The problem is that such taxes tend to be resented by citizens or large manufactures. In Canada several Provinces started legal proceedings against a federal carbon pricing framework. Recent protesters in France known as the Gilets Jeune (typically rural French citizens engaged in low-paid jobs, pensioners, artisans and small businesses) think it is unacceptable that the diesel they use to travel to work is taxed more than the jet fuel that the French President Mr Macron and the wealthy use to reach their long haul holiday destinations. Aviation fuel use must be addressed as in the 2018 Atmosfair Airline Index no airline received an A for efficiency and only two airlines were ranked in the efficiency class B. The protestors are not against actions on climate change but believe it is being pursued at the expense of those least able to bear the cost.

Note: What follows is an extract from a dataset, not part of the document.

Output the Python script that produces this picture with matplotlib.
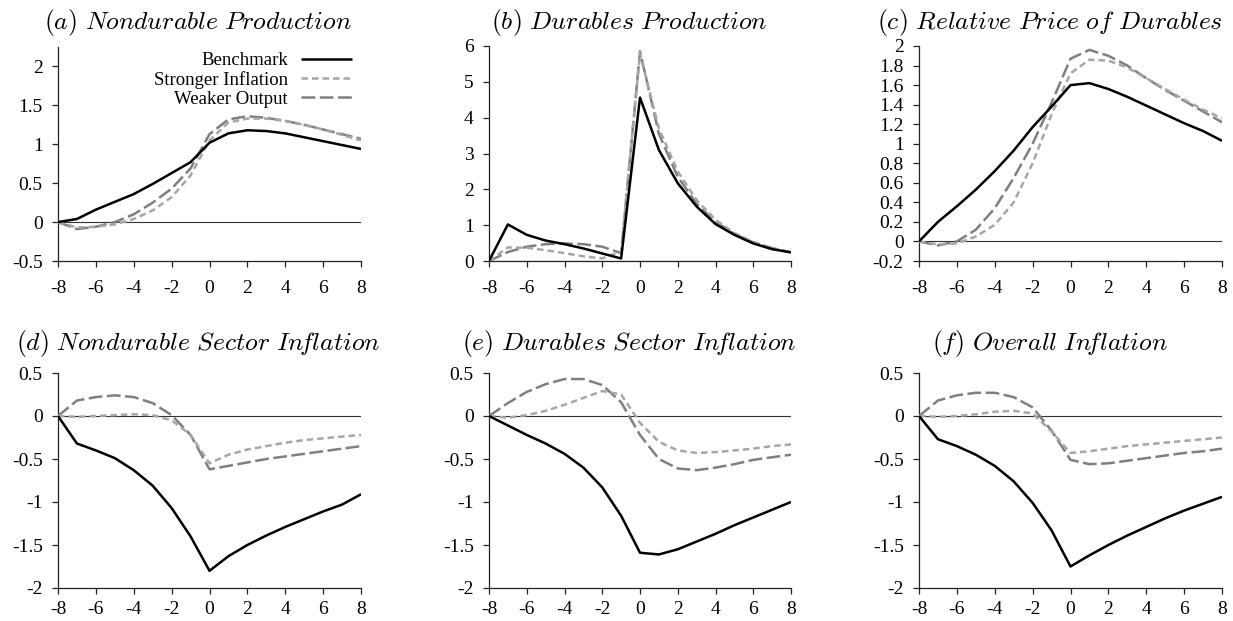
import matplotlib
matplotlib.use("Agg")
import matplotlib.pyplot as plt
import numpy as np

plt.rcParams['mathtext.fontset'] = 'cm'
plt.rcParams['font.family'] = ['Liberation Serif', 'DejaVu Serif']
plt.rcParams['axes.unicode_minus'] = False

x = list(range(-8, 9))

titles = ["(a) Nondurable Production", "(b) Durables Production",
          "(c) Relative Price of Durables", "(d) Nondurable Sector Inflation",
          "(e) Durables Sector Inflation", "(f) Overall Inflation"]
series_names = ["Benchmark", "Stronger Inflation", "Weaker Output"]

# (a) Nondurable production
a_bench = [0, 0.04, 0.16, 0.26, 0.36, 0.49, 0.63, 0.77, 1.02, 1.14, 1.18, 1.17, 1.14, 1.09, 1.04, 0.99, 0.94]
a_strong = [0, -0.07, -0.06, -0.03, 0.04, 0.15, 0.32, 0.6, 1.05, 1.28, 1.33, 1.33, 1.3, 1.25, 1.19, 1.12, 1.05]
a_weak = [0, -0.09, -0.06, 0.0, 0.1, 0.25, 0.43, 0.69, 1.13, 1.32, 1.36, 1.34, 1.3, 1.25, 1.19, 1.13, 1.07]

# (b) Durables production
b_bench = [0, 1.02, 0.73, 0.57, 0.47, 0.35, 0.21, 0.07, 4.56, 3.1, 2.17, 1.52, 1.03, 0.73, 0.49, 0.33, 0.24]
b_strong = [0, 0.38, 0.37, 0.3, 0.22, 0.13, 0.07, 0.27, 5.8, 3.7, 2.5, 1.7, 1.15, 0.78, 0.53, 0.36, 0.24]
b_weak = [0, 0.25, 0.4, 0.47, 0.49, 0.47, 0.4, 0.22, 5.85, 3.55, 2.35, 1.6, 1.1, 0.75, 0.52, 0.36, 0.24]

# (c) Relative price of durables
c_bench = [0, 0.2, 0.36, 0.53, 0.72, 0.93, 1.17, 1.38, 1.6, 1.62, 1.56, 1.48, 1.39, 1.3, 1.21, 1.13, 1.03]
c_strong = [0, -0.03, -0.02, 0.05, 0.17, 0.4, 0.8, 1.3, 1.72, 1.86, 1.85, 1.78, 1.67, 1.56, 1.45, 1.35, 1.26]
c_weak = [0, -0.04, 0.0, 0.12, 0.34, 0.65, 1.0, 1.42, 1.87, 1.96, 1.9, 1.8, 1.67, 1.55, 1.44, 1.33, 1.22]

# (d) Nondurable sector inflation
d_bench = [0, -0.32, -0.4, -0.49, -0.63, -0.81, -1.07, -1.4, -1.8, -1.63, -1.5, -1.39, -1.29, -1.2, -1.11, -1.03, -0.91]
d_strong = [0, -0.01, 0.0, 0.01, 0.02, 0.01, -0.05, -0.22, -0.55, -0.45, -0.39, -0.35, -0.31, -0.28, -0.26, -0.24, -0.22]
d_weak = [0, 0.18, 0.22, 0.24, 0.22, 0.15, 0.01, -0.22, -0.62, -0.58, -0.54, -0.5, -0.47, -0.44, -0.41, -0.38, -0.35]

# (e) Durables sector inflation
e_bench = [0, -0.11, -0.22, -0.32, -0.44, -0.6, -0.83, -1.16, -1.59, -1.61, -1.55, -1.46, -1.37, -1.27, -1.18, -1.09, -1.0]
e_strong = [0, -0.02, 0.01, 0.06, 0.13, 0.21, 0.29, 0.25, -0.08, -0.3, -0.4, -0.43, -0.42, -0.4, -0.38, -0.35, -0.33]
e_weak = [0, 0.15, 0.28, 0.37, 0.43, 0.43, 0.36, 0.16, -0.22, -0.5, -0.61, -0.63, -0.6, -0.56, -0.51, -0.48, -0.45]

# (f) Overall inflation
f_bench = [0, -0.27, -0.35, -0.45, -0.58, -0.76, -1.01, -1.33, -1.75, -1.62, -1.5, -1.39, -1.29, -1.19, -1.1, -1.02, -0.94]
f_strong = [0, -0.01, 0.0, 0.02, 0.05, 0.06, 0.03, -0.18, -0.43, -0.41, -0.38, -0.35, -0.33, -0.31, -0.29, -0.27, -0.25]
f_weak = [0, 0.18, 0.24, 0.27, 0.27, 0.22, 0.1, -0.17, -0.51, -0.56, -0.55, -0.52, -0.49, -0.46, -0.43, -0.41, -0.38]

panels = [
    (a_bench, a_strong, a_weak),
    (b_bench, b_strong, b_weak),
    (c_bench, c_strong, c_weak),
    (d_bench, d_strong, d_weak),
    (e_bench, e_strong, e_weak),
    (f_bench, f_strong, f_weak),
]

ylims = [(-0.5, 2.25), (0, 6), (-0.2, 2.0), (-2, 0.5), (-2, 0.5), (-2, 0.5)]
yticks = [np.arange(-0.5, 2.01, 0.5), np.arange(0, 6.01, 1), np.arange(-0.2, 2.01, 0.2),
          np.arange(-2, 0.51, 0.5), np.arange(-2, 0.51, 0.5), np.arange(-2, 0.51, 0.5)]

W, H = 1233, 621
fig = plt.figure(figsize=(W / 100, H / 100), dpi=100)

lefts = [58, 489, 919]
rights = [361, 791, 1222]
tops_row = [[47, 46, 46], [373, 373, 373]]
bottoms_row = [261, 588]
xpads = [10, 5.5]
title_cx = [198, 629, 1050]
title_base = [29, 350]

styles = [
    dict(color='black', lw=1.8, ls='-'),
    dict(color='#A6A6A6', lw=1.8, ls=(0, (2.6, 1.6))),
    dict(color='#7F7F7F', lw=1.8, ls=(0, (5.5, 1.8))),
]


def fmt(v):
    s = ('%.1f' % v).rstrip('0').rstrip('.')
    if s == '-0':
        s = '0'
    return s


def mt(title):
    t = title.replace('Inflation', 'In\\!flation').replace(' ', r'\ ')
    return r'$\mathit{' + t + '}$'


for i, data in enumerate(panels):
    r, c = divmod(i, 3)
    l, rt = lefts[c], rights[c]
    t, b = tops_row[r][c], bottoms_row[r]
    ax = fig.add_axes([l / W, 1 - b / H, (rt - l) / W, (b - t) / H])
    ax.axhline(0, color='#333333', lw=0.8, zorder=1)
    for s, (ys, st) in enumerate(zip(data, styles)):
        ax.plot(x, ys, label=series_names[s], zorder=3 + (2 - s) * 0.1,
                solid_capstyle='butt', dash_capstyle='butt', **st)
    ax.set_xlim(-8, 8)
    ax.set_ylim(*ylims[i])
    ax.set_xticks(range(-8, 9, 2))
    ax.set_yticks(yticks[i])
    ax.set_yticklabels([fmt(v) for v in yticks[i]])
    ax.spines['top'].set_visible(False)
    ax.spines['right'].set_visible(False)
    for sp in ('left', 'bottom'):
        ax.spines[sp].set_linewidth(0.9)
        ax.spines[sp].set_color('#222222')
    ax.tick_params(axis='both', direction='out', length=4, width=0.9,
                   labelsize=14, color='#222222')
    ax.tick_params(axis='x', pad=xpads[r])
    ax.tick_params(axis='y', pad=7)
    fig.text(title_cx[c] / W, 1 - title_base[r] / H, mt(titles[i]),
             ha='center', va='baseline', fontsize=18.5)
    if i == 0:
        ax.legend(loc='upper right', frameon=False, markerfirst=False,
                  fontsize=13.5, handlelength=2.7, handletextpad=0.7,
                  labelspacing=0.1, borderaxespad=0.2, borderpad=0.3,
                  bbox_to_anchor=(1.0, 1.02))

fig.savefig('out.png', dpi=100)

CAT is key to combating climate change and to incentivise the transition to low carbon usage. But for it to work, carbon taxation must be planned to ensure success. The economic benefits (dividend) must be visible for all to see and the money must be allocated in a way that is fair. At the 2018 Climate Change Conference in Poland, the overriding theme of the summit was for a fair distribution of any climate change policy so, as we plan our low-carbon future we must be sure to achieve a ‘just transition’. People must be informed of increases to the tax and these should be gradual increases. Low-carbon energy supplies need to be affordable so people are offered alternatives. Investment is needed in innovation and infrastructure, such as public transport, electric vehicles and charging stations- the latter woefully lacking in the UK currently. Crucially, Carbon taxation policies must be ambitious (the High-Level Commission on Carbon Prices has suggested a carbon tax of $40-80/tonne by 2020 and $50-100/tonne by 2030) if they are to be beneficial.
If appropriately introduced, the punitive taxation of carbon can reduce fossil fuel use and harmful emissions and this, together with other strategies may be enough to slow our rising global temperatures and preserve our planet for future generations.